The Oxford English Dictionary actually does not recognise the word undorser. At least not so far. Because it is a word coined by me. As a word that is the opposite, the antonym, of the word endorser. According to the dictionary, an endorser is “someone, especially a well-known person, who appears in an advertisement saying that they use and like a particular product” or “someone who makes a public statement saying that they support someone or something”. After Cristiano Ronaldo’s very public snub of Coke, the undorser will soon come to be defined as “someone, especially a well-known person, who publicly denounces the use of a product or brand, due to personal convictions or reasons of health, religion or life values”. The Ronaldo episode may have been the first of its kind, but his undorsement emboldened Paul Pogba
and Manuel Locatelli to emulate his actions — Pogba removed a Heineken
bottle while Locatelli also put aside the Coke bottles in front of him at the after-match press conference. The Ronaldo episode is also not likely to be the last, as many more celebrities may now want to make visible statements in support of causes close to their hearts. More so, after the huge amount of global publicity garnered by L’Affaire Coke.
Ronaldo wasn’t pleased seeing Coca-Cola
bottles placed on the table as he arrived to attend the press conference with Portugal
manager Fernando Santos on the eve of the Hungary match at Euro 2020. He put the Coke bottles aside and picked up a water bottle saying “Agua”, asking people to drink water over soft drinks. An impulsive five-second gesture from one of the world’s fittest athletes cost soft drink giant Coca Cola an unimaginable $4 billion in dropped market capitalisation.

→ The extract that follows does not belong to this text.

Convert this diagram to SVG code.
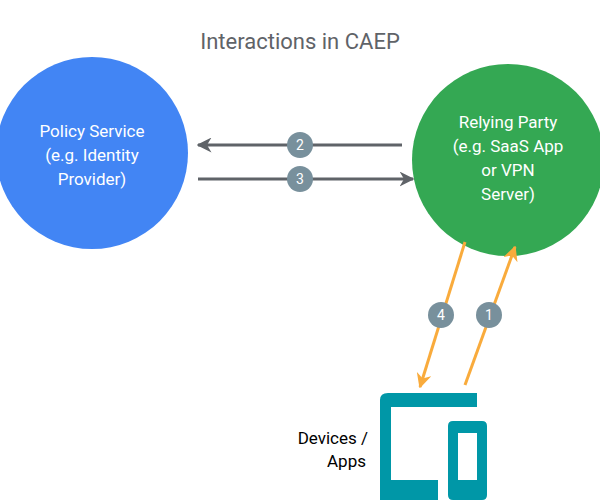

So what exactly was going on in Ronaldo’s mind when he dismissed the Coke bottles and replaced them with water (also coincidentally from the Coca Cola stable)? One thing is for sure, whatever Ronaldo did was not pre-mediated. He saw the Coke bottles and since he is such a health fanatic, he just decided in that moment of time, that split second, to banish the offending fizz from his eye-view. Ronaldo perhaps never even thought what a body blow he had dealt to the brand that he himself once endorsed. It is a moot question if he would have actually removed the Coke bottles from sight if he had anticipated the colossal impact of what he was actually doing.
Now to Pogba. His removal of the Heineken
bottle (coincidentally non-alcoholic) actually had the reverse effect on the fortunes of the beer brand! Heineken
shares surged 1.65 per cent, adding $1.1 billion to the company’s market cap. The global publicity that Pogba gave Heineken, incredibly enough, worked to its advantage. So while Pogba may have silently made the point about him being a Muslim and a teetotaller, he wasn’t a heavyweight enough, unlike Ronaldo to damage Brand Heineken. Also, motives were different: Ronaldo’s concerns were health and nutrition; Pogba’s were religious.
In the case of Locatelli, despite the fact that he is a young Italian sensation, his act of emulating Ronaldo perhaps got him a few laughs and memes, but precious little beyond that. Coke shares did not budge, let alone plummet.
So how come Ronaldo succeeded, and the other two failed? Apart from the fact that Ronaldo (famous worldwide as CR 7) is the most followed human on Instagram, and hence is a celebrity super-heavyweight, it is the spontaneity and the element of surprise that created the ripples that led to the $4-billion stock erosion. Plus, as said before, it was about healthy choices that today resonate with large audiences worldwide.
Will someone soon again try to be an undorser? One can be mighty sure that there are going to be many more celebrities who will try to steal the limelight with some visible rejections. Of products. Of brands. Of issues. The undorser is now a breed that is going to grow. However, the marginal impact, and success, of future undorsements is likely to diminish with each repetition or replication. First, because the novelty is already beginning to wear off. Second, because the spontaneity would be missing. Anything and everything would look like a Ronaldo copy. The authenticity would be lacking.
Will that therefore deter future celebrity undorsers? The undorsements would, going forward, be pre-mediated and planned. And executed with finesse so that they are made to look as natural and as spur-of-the-moment acts as possible. The causes, or subjects of rejections, too would come with fair amount of research, and motives. And at some point, some brands would surely retaliate claiming mala fide intentions and perhaps resort to legal actions.
Nevertheless, given the lure of instant publicity, self portrayal as a messiah, the opportunity to exhibit self-righteousness, every celebrity today would love to be an undorser.